Stress-Dependent Wave Propagation in Fractured Rocks With Nonlinear Elastic and Hyperelastic Deformations

Abstract

Stress-induced progressive deformations in fractured rocks with increasing differential stress generally undergo nonlinear elastic (due to crack closure), hyperelastic (due to stress accumulation), and inelastic (due to crack growth) deformations prior to mechanical failure. Wave propagation in such rocks involves the complex interaction of fracture- and stress-induced changes in both velocity and anisotropy. By focusing on nonlinear elastic and hyperelastic deformations, we incorporate acoustoelasticity into the traditional Hudson and Padé–Hudson models of penny-shaped ellipsoidal cracks to describe the coupling of fracture- and stress-induced anisotropies.

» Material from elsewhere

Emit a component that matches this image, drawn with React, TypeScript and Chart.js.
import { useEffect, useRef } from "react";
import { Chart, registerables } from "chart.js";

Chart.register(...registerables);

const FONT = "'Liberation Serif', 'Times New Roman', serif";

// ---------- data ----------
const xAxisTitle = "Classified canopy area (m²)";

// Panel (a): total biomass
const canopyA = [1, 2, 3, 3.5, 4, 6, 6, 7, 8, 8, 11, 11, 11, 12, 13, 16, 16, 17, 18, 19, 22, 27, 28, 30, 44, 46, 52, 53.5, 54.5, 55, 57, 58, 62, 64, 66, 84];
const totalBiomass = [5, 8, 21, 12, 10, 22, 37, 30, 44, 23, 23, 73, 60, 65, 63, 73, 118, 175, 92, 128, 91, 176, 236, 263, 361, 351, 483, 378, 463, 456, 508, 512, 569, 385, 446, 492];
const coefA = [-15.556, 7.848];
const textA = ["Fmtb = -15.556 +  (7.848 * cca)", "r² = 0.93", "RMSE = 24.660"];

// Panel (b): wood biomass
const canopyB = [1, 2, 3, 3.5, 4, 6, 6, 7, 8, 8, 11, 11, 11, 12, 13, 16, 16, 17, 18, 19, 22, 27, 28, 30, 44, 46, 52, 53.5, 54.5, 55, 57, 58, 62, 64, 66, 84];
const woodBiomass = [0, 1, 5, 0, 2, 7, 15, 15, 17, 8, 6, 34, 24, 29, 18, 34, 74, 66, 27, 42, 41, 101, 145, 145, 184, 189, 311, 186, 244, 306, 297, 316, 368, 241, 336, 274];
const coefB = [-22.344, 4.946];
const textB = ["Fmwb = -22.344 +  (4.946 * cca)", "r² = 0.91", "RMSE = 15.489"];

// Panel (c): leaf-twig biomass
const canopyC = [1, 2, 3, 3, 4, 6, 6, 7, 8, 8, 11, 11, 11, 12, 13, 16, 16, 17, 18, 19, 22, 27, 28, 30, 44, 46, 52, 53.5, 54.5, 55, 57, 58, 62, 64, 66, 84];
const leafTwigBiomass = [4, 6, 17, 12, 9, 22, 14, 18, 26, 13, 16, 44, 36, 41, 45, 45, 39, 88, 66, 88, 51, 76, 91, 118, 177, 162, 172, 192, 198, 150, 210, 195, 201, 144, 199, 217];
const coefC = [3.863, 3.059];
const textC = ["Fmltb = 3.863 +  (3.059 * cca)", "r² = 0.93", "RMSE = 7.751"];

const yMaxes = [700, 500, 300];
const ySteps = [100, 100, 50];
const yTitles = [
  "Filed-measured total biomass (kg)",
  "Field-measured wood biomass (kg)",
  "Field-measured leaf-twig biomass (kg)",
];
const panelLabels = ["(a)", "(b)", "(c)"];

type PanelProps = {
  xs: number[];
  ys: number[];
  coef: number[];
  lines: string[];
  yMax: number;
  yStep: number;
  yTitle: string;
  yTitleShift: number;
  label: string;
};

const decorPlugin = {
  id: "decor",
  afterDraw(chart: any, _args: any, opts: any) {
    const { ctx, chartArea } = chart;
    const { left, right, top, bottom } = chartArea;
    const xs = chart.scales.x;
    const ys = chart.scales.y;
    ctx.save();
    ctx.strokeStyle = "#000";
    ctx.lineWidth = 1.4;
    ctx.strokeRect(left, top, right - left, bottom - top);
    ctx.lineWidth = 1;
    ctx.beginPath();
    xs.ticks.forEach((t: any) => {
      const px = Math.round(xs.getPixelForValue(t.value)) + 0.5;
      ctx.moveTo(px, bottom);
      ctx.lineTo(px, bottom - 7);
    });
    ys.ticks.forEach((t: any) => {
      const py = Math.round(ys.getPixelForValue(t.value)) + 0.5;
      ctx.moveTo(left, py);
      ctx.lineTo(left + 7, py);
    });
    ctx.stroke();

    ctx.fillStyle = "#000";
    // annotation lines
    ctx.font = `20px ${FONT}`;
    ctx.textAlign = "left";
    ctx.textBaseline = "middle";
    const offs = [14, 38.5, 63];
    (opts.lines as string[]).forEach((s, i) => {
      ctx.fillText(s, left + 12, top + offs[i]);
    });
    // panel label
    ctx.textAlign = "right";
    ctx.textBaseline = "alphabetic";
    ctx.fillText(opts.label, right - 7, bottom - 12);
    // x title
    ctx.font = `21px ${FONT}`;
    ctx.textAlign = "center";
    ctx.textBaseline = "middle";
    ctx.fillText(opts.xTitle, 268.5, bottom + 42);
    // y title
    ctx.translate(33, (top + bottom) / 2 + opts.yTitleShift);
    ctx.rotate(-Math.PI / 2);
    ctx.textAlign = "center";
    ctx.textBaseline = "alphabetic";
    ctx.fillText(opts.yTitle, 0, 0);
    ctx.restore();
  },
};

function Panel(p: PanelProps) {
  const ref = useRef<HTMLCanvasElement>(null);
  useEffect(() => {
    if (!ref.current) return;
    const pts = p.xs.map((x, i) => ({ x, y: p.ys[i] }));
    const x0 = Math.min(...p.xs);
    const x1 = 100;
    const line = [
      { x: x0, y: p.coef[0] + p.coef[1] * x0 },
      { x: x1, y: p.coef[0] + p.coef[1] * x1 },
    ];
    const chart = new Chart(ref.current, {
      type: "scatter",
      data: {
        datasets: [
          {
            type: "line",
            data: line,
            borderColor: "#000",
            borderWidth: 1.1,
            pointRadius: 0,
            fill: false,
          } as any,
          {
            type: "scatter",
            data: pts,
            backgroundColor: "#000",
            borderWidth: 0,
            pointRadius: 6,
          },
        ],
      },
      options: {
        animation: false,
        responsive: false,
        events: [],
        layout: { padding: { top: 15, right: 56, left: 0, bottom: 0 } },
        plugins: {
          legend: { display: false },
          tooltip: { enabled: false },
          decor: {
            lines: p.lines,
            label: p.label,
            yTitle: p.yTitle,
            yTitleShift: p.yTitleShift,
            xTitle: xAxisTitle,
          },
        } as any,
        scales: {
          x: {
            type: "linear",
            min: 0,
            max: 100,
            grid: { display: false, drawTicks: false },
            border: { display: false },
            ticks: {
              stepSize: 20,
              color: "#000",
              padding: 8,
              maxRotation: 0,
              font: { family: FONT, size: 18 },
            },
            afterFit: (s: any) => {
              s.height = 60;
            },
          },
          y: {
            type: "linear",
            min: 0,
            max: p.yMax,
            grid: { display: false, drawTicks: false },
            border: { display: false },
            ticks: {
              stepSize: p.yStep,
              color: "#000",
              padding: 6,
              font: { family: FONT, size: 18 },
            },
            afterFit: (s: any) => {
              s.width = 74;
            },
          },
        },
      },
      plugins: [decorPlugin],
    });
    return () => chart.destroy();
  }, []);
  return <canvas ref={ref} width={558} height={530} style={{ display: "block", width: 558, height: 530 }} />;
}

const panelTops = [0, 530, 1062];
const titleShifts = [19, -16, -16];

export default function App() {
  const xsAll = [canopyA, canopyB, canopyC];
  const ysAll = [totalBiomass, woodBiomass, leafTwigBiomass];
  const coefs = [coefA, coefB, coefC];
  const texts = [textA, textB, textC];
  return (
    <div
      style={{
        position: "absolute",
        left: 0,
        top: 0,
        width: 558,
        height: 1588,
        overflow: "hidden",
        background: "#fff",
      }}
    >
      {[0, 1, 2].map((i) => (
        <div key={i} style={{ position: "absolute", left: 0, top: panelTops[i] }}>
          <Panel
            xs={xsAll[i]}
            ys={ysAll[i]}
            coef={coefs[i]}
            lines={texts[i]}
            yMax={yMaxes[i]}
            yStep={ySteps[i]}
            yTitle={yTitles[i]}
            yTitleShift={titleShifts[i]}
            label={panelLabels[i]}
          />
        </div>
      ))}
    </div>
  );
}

The resulting acoustoelastic Hudson model (AHM) and Padé AHM can be used to describe the stress-dependent anisotropy of fractured rocks with varying crack densities. We integrate the dual-porosity model into the Padé AHM to account for the stress-induced closure of cracks with nonlinear elastic deformations. The plane-wave analyses and effective-moduli calculations of fractured rocks with varying crack densities and loading stresses determine the accuracy of these models under the isotropic (hydrostatic) and anisotropic (uniaxial and pure-shear) prestresses. The resulting Thomsen parameters are applied to experimental data to validate their applicability. Finite-difference simulations are implemented to differentiate the contribution of fracture- and stress-induced anisotropies through wavefront changes, depending on fracture orientation, crack density, prestress mode, and loading direction. Particular attention is paid to the anisotropic prestress perpendicular to the fracture strike, where the stress-induced crack closure reduces the fracture anisotropy so that the stress-induced anisotropy dominates the shape of wavefronts.